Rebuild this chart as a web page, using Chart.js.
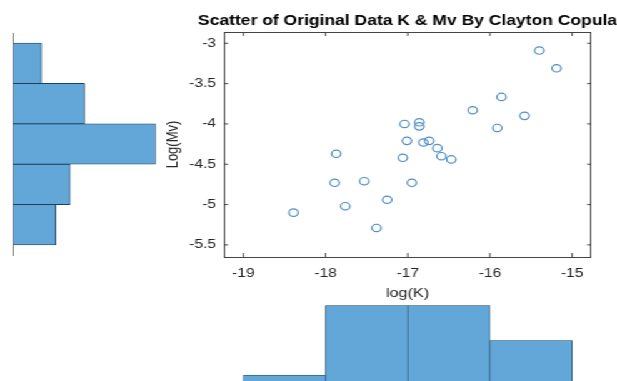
<!DOCTYPE html>
<html>
<head>
<meta charset="utf-8">
<script src="https://cdn.jsdelivr.net/npm/chart.js@4"></script>
<style>
  body { margin: 0; background: #fff; overflow: hidden; width: 617px; height: 381px; }
  /* the reference is stretched sideways, so draw narrow and stretch the whole stage */
  #stage { position: absolute; left: 0; top: 0; width: 494px; height: 381px; transform: scaleX(1.25); transform-origin: 0 0; }
  .box { position: absolute; }
</style>
</head>
<body>
<div id="stage">
  <div class="box" style="left:0; top:0; width:130px; height:290px;"><canvas id="histMv"></canvas></div>
  <div class="box" style="left:120px; top:0; width:374px; height:310px;"><canvas id="scatter"></canvas></div>
  <div class="box" style="left:120px; top:290px; width:374px; height:110px;"><canvas id="histK"></canvas></div>
</div>
<script>
// points
const logK  = [-15.40, -15.19, -15.86, -16.21, -15.58, -15.91, -17.04, -16.86, -16.86, -17.01, -16.81, -16.74,
               -16.64, -16.59, -16.47, -17.06, -17.87, -17.89, -17.53, -16.95, -17.76, -17.25, -18.39, -17.38];
const logMv = [-3.09, -3.31, -3.665, -3.83, -3.90, -4.05, -4.00, -3.98, -4.03, -4.21, -4.23, -4.21,
               -4.30, -4.40, -4.44, -4.42, -4.37, -4.73, -4.71, -4.73, -5.02, -4.94, -5.10, -5.29];

// histograms (bin centres + counts)
const mvBins   = [-5.25, -4.75, -4.25, -3.75, -3.25];
const mvCounts = [3, 4, 10, 5, 2];
const kBins    = [-18.5, -17.5, -16.5, -15.5];
const kCounts  = [1, 9, 9, 5];

// tick labels
const kTicks  = [-19, -18, -17, -16, -15];
const mvTicks = [-5.5, -5, -4.5, -4, -3.5, -3];

const TITLE = 'Scatter of Original Data K & Mv By Clayton Copula';

const K_MIN = -19.235, K_MAX = -14.77;
const MV_MIN = -5.65, MV_MAX = -2.86;

const FILL = '#63a6d8';
const EDGE = '#1f3d5c';
const AXIS = '#444';
const FONT = "'Liberation Sans', Arial, sans-serif";

Chart.defaults.font.family = FONT;
Chart.defaults.color = '#262626';
Chart.defaults.animation = false;
Chart.defaults.plugins.legend.display = false;
Chart.defaults.plugins.tooltip.enabled = false;

// matlab style ticks pointing into the box
const inwardTicks = {
  id: 'inwardTicks',
  afterDraw(chart) {
    const {ctx, chartArea: a, scales: {x, y}} = chart;
    ctx.save();
    ctx.strokeStyle = AXIS;
    ctx.lineWidth = 1;
    ctx.beginPath();
    kTicks.forEach(v => {
      const px = x.getPixelForValue(v);
      ctx.moveTo(px, a.bottom); ctx.lineTo(px, a.bottom - 4);
      ctx.moveTo(px, a.top);    ctx.lineTo(px, a.top + 4);
    });
    mvTicks.forEach(v => {
      const py = y.getPixelForValue(v);
      ctx.moveTo(a.left, py);  ctx.lineTo(a.left + 3.2, py);
      ctx.moveTo(a.right, py); ctx.lineTo(a.right - 3.2, py);
    });
    ctx.stroke();
    ctx.restore();
  }
};

// title centred over the axes box; chart.js would squeeze it to the box width
const boxTitle = {
  id: 'boxTitle',
  afterDraw(chart) {
    const {ctx, chartArea: a} = chart;
    ctx.save();
    ctx.font = 'bold 14px ' + FONT;
    ctx.fillStyle = '#000';
    ctx.textAlign = 'center';
    ctx.textBaseline = 'alphabetic';
    ctx.fillText(TITLE, (a.left + a.right) / 2, 25);
    ctx.restore();
  }
};

// fixed tick lists (the bar width is also taken from the tick spacing)
const setTicks = list => s => { s.ticks = list.map(v => ({value: v})); };

new Chart(document.getElementById('scatter'), {
  type: 'scatter',
  data: {
    datasets: [{
      data: logK.map((k, i) => ({x: k, y: logMv[i]})),
      pointStyle: 'circle',
      pointRadius: 3.7,
      borderWidth: 1.2,
      borderColor: '#4f8fc6',
      backgroundColor: 'rgba(0,0,0,0)'
    }]
  },
  options: {
    responsive: true,
    maintainAspectRatio: false,
    layout: { padding: { left: 0, right: 21.2, top: 0, bottom: 0 } },
    scales: {
      x: {
        type: 'linear', position: 'bottom', min: K_MIN, max: K_MAX,
        afterBuildTicks: setTicks(kTicks),
        afterFit: s => { s.height = 53; },
        grid: { display: false, drawTicks: false },
        border: { display: true, color: AXIS, width: 1 },
        ticks: { padding: 9.5, font: { size: 12.5 }, callback: v => String(v) },
        title: { display: true, text: 'log(K)', font: { size: 13 }, padding: { top: 0, bottom: 8.5 } }
      },
      x2: {
        type: 'linear', position: 'top', min: K_MIN, max: K_MAX,
        afterFit: s => { s.height = 32; },
        grid: { display: false, drawTicks: false },
        border: { display: true, color: AXIS, width: 1 },
        ticks: { display: false }
      },
      y: {
        type: 'linear', position: 'left', min: MV_MIN, max: MV_MAX,
        afterBuildTicks: setTicks(mvTicks),
        afterFit: s => { s.width = 59.2; },
        grid: { display: false, drawTicks: false },
        border: { display: true, color: AXIS, width: 1 },
        ticks: { padding: 6.4, font: { size: 12.5 }, callback: v => String(v) },
        title: { display: true, text: 'Log(Mv)', font: { size: 13 }, padding: { top: 10.6, bottom: 0 } }
      },
      y2: {
        type: 'linear', position: 'right', min: MV_MIN, max: MV_MAX,
        afterFit: s => { s.width = 0; },
        grid: { display: false, drawTicks: false },
        border: { display: true, color: AXIS, width: 1 },
        ticks: { display: false }
      }
    }
  },
  plugins: [inwardTicks, boxTitle]
});

// Mv histogram, sideways on the left
new Chart(document.getElementById('histMv'), {
  type: 'bar',
  data: {
    datasets: [{
      data: mvBins.map((b, i) => ({x: mvCounts[i], y: b})),
      backgroundColor: FILL,
      borderColor: EDGE,
      borderWidth: 0.8,
      barPercentage: 1,
      categoryPercentage: 1
    }]
  },
  options: {
    indexAxis: 'y',
    responsive: true,
    maintainAspectRatio: false,
    layout: { padding: { left: 0, right: 5.4, top: 33, bottom: 35 } },
    scales: {
      x: { type: 'linear', min: 0, max: 10, display: false },
      y: {
        type: 'linear', position: 'left', min: -5.624, max: -2.876, offset: false,
        afterBuildTicks: setTicks(mvTicks),
        afterFit: s => { s.width = 10.4; },
        grid: { display: false, drawTicks: false },
        border: { display: true, color: '#777', width: 1 },
        ticks: { display: false }
      }
    }
  }
});

// K histogram underneath
new Chart(document.getElementById('histK'), {
  type: 'bar',
  data: {
    datasets: [{
      data: kBins.map((b, i) => ({x: b, y: kCounts[i]})),
      backgroundColor: FILL,
      borderColor: EDGE,
      borderWidth: 0.6,
      barPercentage: 1,
      categoryPercentage: 1
    }]
  },
  options: {
    responsive: true,
    maintainAspectRatio: false,
    layout: { padding: { left: 59.2, right: 21.2, top: 7, bottom: 16 } },
    scales: {
      x: { type: 'linear', min: K_MIN, max: K_MAX, offset: false, display: false, afterBuildTicks: setTicks(kTicks) },
      y: { type: 'linear', min: 0, max: 10, display: false }
    }
  }
});
</script>
</body>
</html>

^^^^

WHAT YOU SHOULD DO: Reproduce the full material exactly, excluding the pictures.

REPLY TO THE TASK:
Rebuild this chart as a web page, using Chart.js.
<!DOCTYPE html>
<html>
<head>
<meta charset="utf-8">
<script src="https://cdn.jsdelivr.net/npm/chart.js@4"></script>
<style>
  body { margin: 0; background: #fff; overflow: hidden; width: 617px; height: 381px; }
  /* the reference is stretched sideways, so draw narrow and stretch the whole stage */
  #stage { position: absolute; left: 0; top: 0; width: 494px; height: 381px; transform: scaleX(1.25); transform-origin: 0 0; }
  .box { position: absolute; }
</style>
</head>
<body>
<div id="stage">
  <div class="box" style="left:0; top:0; width:130px; height:290px;"><canvas id="histMv"></canvas></div>
  <div class="box" style="left:120px; top:0; width:374px; height:310px;"><canvas id="scatter"></canvas></div>
  <div class="box" style="left:120px; top:290px; width:374px; height:110px;"><canvas id="histK"></canvas></div>
</div>
<script>
// points
const logK  = [-15.40, -15.19, -15.86, -16.21, -15.58, -15.91, -17.04, -16.86, -16.86, -17.01, -16.81, -16.74,
               -16.64, -16.59, -16.47, -17.06, -17.87, -17.89, -17.53, -16.95, -17.76, -17.25, -18.39, -17.38];
const logMv = [-3.09, -3.31, -3.665, -3.83, -3.90, -4.05, -4.00, -3.98, -4.03, -4.21, -4.23, -4.21,
               -4.30, -4.40, -4.44, -4.42, -4.37, -4.73, -4.71, -4.73, -5.02, -4.94, -5.10, -5.29];

// histograms (bin centres + counts)
const mvBins   = [-5.25, -4.75, -4.25, -3.75, -3.25];
const mvCounts = [3, 4, 10, 5, 2];
const kBins    = [-18.5, -17.5, -16.5, -15.5];
const kCounts  = [1, 9, 9, 5];

// tick labels
const kTicks  = [-19, -18, -17, -16, -15];
const mvTicks = [-5.5, -5, -4.5, -4, -3.5, -3];

const TITLE = 'Scatter of Original Data K & Mv By Clayton Copula';

const K_MIN = -19.235, K_MAX = -14.77;
const MV_MIN = -5.65, MV_MAX = -2.86;

const FILL = '#63a6d8';
const EDGE = '#1f3d5c';
const AXIS = '#444';
const FONT = "'Liberation Sans', Arial, sans-serif";

Chart.defaults.font.family = FONT;
Chart.defaults.color = '#262626';
Chart.defaults.animation = false;
Chart.defaults.plugins.legend.display = false;
Chart.defaults.plugins.tooltip.enabled = false;

// matlab style ticks pointing into the box
const inwardTicks = {
  id: 'inwardTicks',
  afterDraw(chart) {
    const {ctx, chartArea: a, scales: {x, y}} = chart;
    ctx.save();
    ctx.strokeStyle = AXIS;
    ctx.lineWidth = 1;
    ctx.beginPath();
    kTicks.forEach(v => {
      const px = x.getPixelForValue(v);
      ctx.moveTo(px, a.bottom); ctx.lineTo(px, a.bottom - 4);
      ctx.moveTo(px, a.top);    ctx.lineTo(px, a.top + 4);
    });
    mvTicks.forEach(v => {
      const py = y.getPixelForValue(v);
      ctx.moveTo(a.left, py);  ctx.lineTo(a.left + 3.2, py);
      ctx.moveTo(a.right, py); ctx.lineTo(a.right - 3.2, py);
    });
    ctx.stroke();
    ctx.restore();
  }
};

// title centred over the axes box; chart.js would squeeze it to the box width
const boxTitle = {
  id: 'boxTitle',
  afterDraw(chart) {
    const {ctx, chartArea: a} = chart;
    ctx.save();
    ctx.font = 'bold 14px ' + FONT;
    ctx.fillStyle = '#000';
    ctx.textAlign = 'center';
    ctx.textBaseline = 'alphabetic';
    ctx.fillText(TITLE, (a.left + a.right) / 2, 25);
    ctx.restore();
  }
};

// fixed tick lists (the bar width is also taken from the tick spacing)
const setTicks = list => s => { s.ticks = list.map(v => ({value: v})); };

new Chart(document.getElementById('scatter'), {
  type: 'scatter',
  data: {
    datasets: [{
      data: logK.map((k, i) => ({x: k, y: logMv[i]})),
      pointStyle: 'circle',
      pointRadius: 3.7,
      borderWidth: 1.2,
      borderColor: '#4f8fc6',
      backgroundColor: 'rgba(0,0,0,0)'
    }]
  },
  options: {
    responsive: true,
    maintainAspectRatio: false,
    layout: { padding: { left: 0, right: 21.2, top: 0, bottom: 0 } },
    scales: {
      x: {
        type: 'linear', position: 'bottom', min: K_MIN, max: K_MAX,
        afterBuildTicks: setTicks(kTicks),
        afterFit: s => { s.height = 53; },
        grid: { display: false, drawTicks: false },
        border: { display: true, color: AXIS, width: 1 },
        ticks: { padding: 9.5, font: { size: 12.5 }, callback: v => String(v) },
        title: { display: true, text: 'log(K)', font: { size: 13 }, padding: { top: 0, bottom: 8.5 } }
      },
      x2: {
        type: 'linear', position: 'top', min: K_MIN, max: K_MAX,
        afterFit: s => { s.height = 32; },
        grid: { display: false, drawTicks: false },
        border: { display: true, color: AXIS, width: 1 },
        ticks: { display: false }
      },
      y: {
        type: 'linear', position: 'left', min: MV_MIN, max: MV_MAX,
        afterBuildTicks: setTicks(mvTicks),
        afterFit: s => { s.width = 59.2; },
        grid: { display: false, drawTicks: false },
        border: { display: true, color: AXIS, width: 1 },
        ticks: { padding: 6.4, font: { size: 12.5 }, callback: v => String(v) },
        title: { display: true, text: 'Log(Mv)', font: { size: 13 }, padding: { top: 10.6, bottom: 0 } }
      },
      y2: {
        type: 'linear', position: 'right', min: MV_MIN, max: MV_MAX,
        afterFit: s => { s.width = 0; },
        grid: { display: false, drawTicks: false },
        border: { display: true, color: AXIS, width: 1 },
        ticks: { display: false }
      }
    }
  },
  plugins: [inwardTicks, boxTitle]
});

// Mv histogram, sideways on the left
new Chart(document.getElementById('histMv'), {
  type: 'bar',
  data: {
    datasets: [{
      data: mvBins.map((b, i) => ({x: mvCounts[i], y: b})),
      backgroundColor: FILL,
      borderColor: EDGE,
      borderWidth: 0.8,
      barPercentage: 1,
      categoryPercentage: 1
    }]
  },
  options: {
    indexAxis: 'y',
    responsive: true,
    maintainAspectRatio: false,
    layout: { padding: { left: 0, right: 5.4, top: 33, bottom: 35 } },
    scales: {
      x: { type: 'linear', min: 0, max: 10, display: false },
      y: {
        type: 'linear', position: 'left', min: -5.624, max: -2.876, offset: false,
        afterBuildTicks: setTicks(mvTicks),
        afterFit: s => { s.width = 10.4; },
        grid: { display: false, drawTicks: false },
        border: { display: true, color: '#777', width: 1 },
        ticks: { display: false }
      }
    }
  }
});

// K histogram underneath
new Chart(document.getElementById('histK'), {
  type: 'bar',
  data: {
    datasets: [{
      data: kBins.map((b, i) => ({x: b, y: kCounts[i]})),
      backgroundColor: FILL,
      borderColor: EDGE,
      borderWidth: 0.6,
      barPercentage: 1,
      categoryPercentage: 1
    }]
  },
  options: {
    responsive: true,
    maintainAspectRatio: false,
    layout: { padding: { left: 59.2, right: 21.2, top: 7, bottom: 16 } },
    scales: {
      x: { type: 'linear', min: K_MIN, max: K_MAX, offset: false, display: false, afterBuildTicks: setTicks(kTicks) },
      y: { type: 'linear', min: 0, max: 10, display: false }
    }
  }
});
</script>
</body>
</html>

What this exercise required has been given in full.